### BRIEF
Determine the number of lines where "seaborn" occurs and reply with that number by itself.
---------- MATERIAL FOR THE TASK ----------
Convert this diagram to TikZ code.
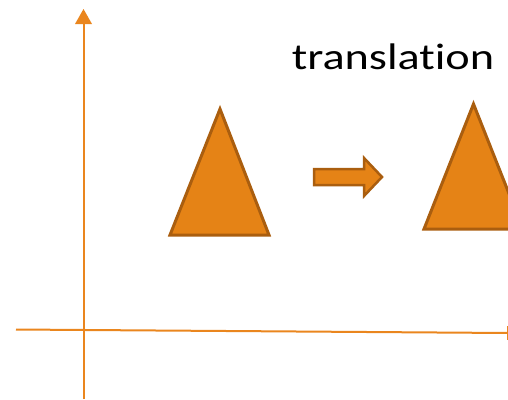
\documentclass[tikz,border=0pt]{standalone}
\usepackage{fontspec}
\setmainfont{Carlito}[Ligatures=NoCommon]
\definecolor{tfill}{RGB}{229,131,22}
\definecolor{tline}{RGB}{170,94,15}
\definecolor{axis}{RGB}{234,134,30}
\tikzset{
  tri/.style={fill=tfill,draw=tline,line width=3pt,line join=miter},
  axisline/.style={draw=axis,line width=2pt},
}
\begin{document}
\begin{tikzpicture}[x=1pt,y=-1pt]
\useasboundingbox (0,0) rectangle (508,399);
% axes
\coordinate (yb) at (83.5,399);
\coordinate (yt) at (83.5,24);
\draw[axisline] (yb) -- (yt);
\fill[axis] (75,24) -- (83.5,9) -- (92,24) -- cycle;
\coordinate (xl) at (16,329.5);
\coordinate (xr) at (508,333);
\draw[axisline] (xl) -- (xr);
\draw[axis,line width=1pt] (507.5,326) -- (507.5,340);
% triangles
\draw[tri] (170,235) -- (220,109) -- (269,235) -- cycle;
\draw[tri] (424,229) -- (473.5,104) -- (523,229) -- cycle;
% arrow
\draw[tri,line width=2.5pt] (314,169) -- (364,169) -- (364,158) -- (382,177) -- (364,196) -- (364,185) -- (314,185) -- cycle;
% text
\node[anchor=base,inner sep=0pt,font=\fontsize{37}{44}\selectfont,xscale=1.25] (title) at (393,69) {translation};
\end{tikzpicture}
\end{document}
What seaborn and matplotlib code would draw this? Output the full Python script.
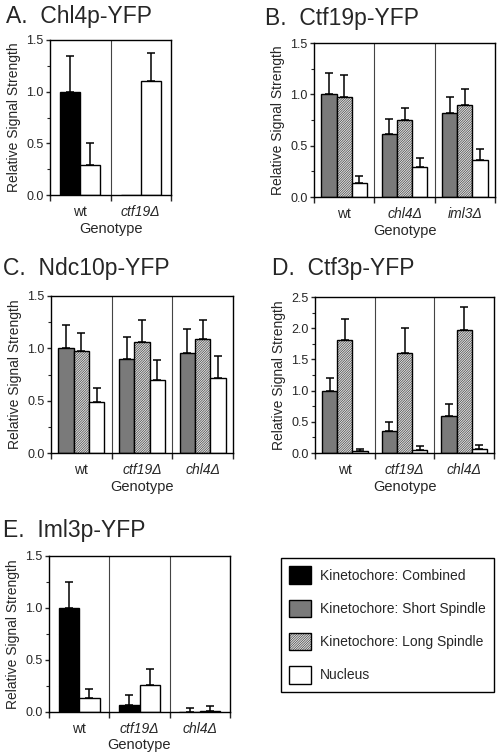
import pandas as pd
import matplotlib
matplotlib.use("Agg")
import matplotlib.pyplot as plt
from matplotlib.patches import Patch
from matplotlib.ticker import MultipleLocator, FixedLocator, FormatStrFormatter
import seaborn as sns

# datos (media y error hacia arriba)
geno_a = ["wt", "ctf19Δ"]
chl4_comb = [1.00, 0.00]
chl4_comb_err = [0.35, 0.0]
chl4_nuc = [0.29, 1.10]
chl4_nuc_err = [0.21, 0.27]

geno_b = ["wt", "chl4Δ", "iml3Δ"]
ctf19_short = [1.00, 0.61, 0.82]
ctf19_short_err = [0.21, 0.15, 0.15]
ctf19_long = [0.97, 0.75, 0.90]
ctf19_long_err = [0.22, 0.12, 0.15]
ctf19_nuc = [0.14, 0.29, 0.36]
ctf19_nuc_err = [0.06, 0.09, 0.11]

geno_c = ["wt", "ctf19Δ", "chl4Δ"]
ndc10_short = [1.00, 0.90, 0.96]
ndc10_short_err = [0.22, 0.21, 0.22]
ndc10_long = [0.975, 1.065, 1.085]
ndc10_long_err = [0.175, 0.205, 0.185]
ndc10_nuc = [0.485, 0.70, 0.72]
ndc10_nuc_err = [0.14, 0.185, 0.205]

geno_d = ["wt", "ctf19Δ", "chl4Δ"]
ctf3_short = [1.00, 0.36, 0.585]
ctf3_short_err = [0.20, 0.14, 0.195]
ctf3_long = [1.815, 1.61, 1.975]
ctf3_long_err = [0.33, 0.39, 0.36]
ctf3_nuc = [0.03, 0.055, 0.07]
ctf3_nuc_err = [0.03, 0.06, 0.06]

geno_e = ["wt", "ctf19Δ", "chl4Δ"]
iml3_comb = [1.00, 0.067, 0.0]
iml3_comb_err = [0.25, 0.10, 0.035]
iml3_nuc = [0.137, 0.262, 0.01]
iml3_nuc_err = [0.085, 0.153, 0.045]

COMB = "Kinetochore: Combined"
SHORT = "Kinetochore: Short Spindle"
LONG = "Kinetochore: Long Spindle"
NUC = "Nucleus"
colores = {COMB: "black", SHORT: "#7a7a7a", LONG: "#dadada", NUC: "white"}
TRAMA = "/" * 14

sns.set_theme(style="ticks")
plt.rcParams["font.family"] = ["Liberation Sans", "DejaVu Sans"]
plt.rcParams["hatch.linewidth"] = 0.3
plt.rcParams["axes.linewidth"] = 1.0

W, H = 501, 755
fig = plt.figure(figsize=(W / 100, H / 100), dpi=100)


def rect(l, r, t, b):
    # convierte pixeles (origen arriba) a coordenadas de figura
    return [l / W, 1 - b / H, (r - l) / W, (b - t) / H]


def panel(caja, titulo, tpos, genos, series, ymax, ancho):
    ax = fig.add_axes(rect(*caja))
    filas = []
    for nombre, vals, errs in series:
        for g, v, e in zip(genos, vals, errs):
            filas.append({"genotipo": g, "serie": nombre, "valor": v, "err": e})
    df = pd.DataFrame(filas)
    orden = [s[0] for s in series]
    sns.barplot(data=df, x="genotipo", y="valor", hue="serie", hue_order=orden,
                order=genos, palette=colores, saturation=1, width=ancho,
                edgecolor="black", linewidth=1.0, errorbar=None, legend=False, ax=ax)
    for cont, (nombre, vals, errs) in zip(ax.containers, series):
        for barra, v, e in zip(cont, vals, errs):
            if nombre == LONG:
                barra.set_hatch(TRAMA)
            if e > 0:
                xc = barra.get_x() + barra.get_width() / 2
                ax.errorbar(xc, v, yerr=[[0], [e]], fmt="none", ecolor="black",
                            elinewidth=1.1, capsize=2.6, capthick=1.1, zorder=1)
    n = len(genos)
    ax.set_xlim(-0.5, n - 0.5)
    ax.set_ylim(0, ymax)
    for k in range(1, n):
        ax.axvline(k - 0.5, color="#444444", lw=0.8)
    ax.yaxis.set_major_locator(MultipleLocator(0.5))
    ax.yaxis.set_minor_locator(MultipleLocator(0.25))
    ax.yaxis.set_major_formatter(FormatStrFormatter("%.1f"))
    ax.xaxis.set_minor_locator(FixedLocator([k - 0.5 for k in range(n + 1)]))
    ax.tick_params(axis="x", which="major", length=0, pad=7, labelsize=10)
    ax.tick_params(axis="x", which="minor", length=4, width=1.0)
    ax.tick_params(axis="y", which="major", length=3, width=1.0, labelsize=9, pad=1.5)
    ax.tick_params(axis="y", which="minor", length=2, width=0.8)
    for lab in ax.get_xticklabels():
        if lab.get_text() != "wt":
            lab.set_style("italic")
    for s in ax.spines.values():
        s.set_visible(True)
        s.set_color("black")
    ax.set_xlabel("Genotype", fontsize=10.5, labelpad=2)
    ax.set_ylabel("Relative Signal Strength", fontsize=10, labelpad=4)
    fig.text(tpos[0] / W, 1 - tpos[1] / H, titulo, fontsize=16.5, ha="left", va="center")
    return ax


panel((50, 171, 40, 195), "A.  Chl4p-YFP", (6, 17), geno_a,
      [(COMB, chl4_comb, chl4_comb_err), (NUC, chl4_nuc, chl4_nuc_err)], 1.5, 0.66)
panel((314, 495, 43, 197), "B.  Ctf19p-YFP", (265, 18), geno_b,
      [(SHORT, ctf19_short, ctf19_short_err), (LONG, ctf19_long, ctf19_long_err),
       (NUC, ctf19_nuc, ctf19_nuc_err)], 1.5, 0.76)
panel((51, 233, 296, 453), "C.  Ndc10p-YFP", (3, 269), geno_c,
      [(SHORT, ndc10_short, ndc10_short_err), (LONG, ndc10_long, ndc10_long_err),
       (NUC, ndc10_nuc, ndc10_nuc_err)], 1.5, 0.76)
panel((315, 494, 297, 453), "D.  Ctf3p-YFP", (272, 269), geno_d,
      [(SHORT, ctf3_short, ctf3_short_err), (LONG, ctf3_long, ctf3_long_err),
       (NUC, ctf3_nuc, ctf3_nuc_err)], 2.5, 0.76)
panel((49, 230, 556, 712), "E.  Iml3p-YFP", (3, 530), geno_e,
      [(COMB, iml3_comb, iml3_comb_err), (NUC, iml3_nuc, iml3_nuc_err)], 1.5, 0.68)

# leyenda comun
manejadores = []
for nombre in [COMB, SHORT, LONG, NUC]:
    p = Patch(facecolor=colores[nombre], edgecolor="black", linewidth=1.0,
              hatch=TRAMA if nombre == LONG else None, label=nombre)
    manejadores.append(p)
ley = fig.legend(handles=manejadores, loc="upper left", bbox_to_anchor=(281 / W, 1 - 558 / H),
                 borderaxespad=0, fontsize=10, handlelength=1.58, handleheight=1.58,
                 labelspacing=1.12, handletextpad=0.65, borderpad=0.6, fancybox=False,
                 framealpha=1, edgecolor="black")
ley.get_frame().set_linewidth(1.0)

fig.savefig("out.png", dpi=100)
----------
### RESULT OF THE EXERCISE
2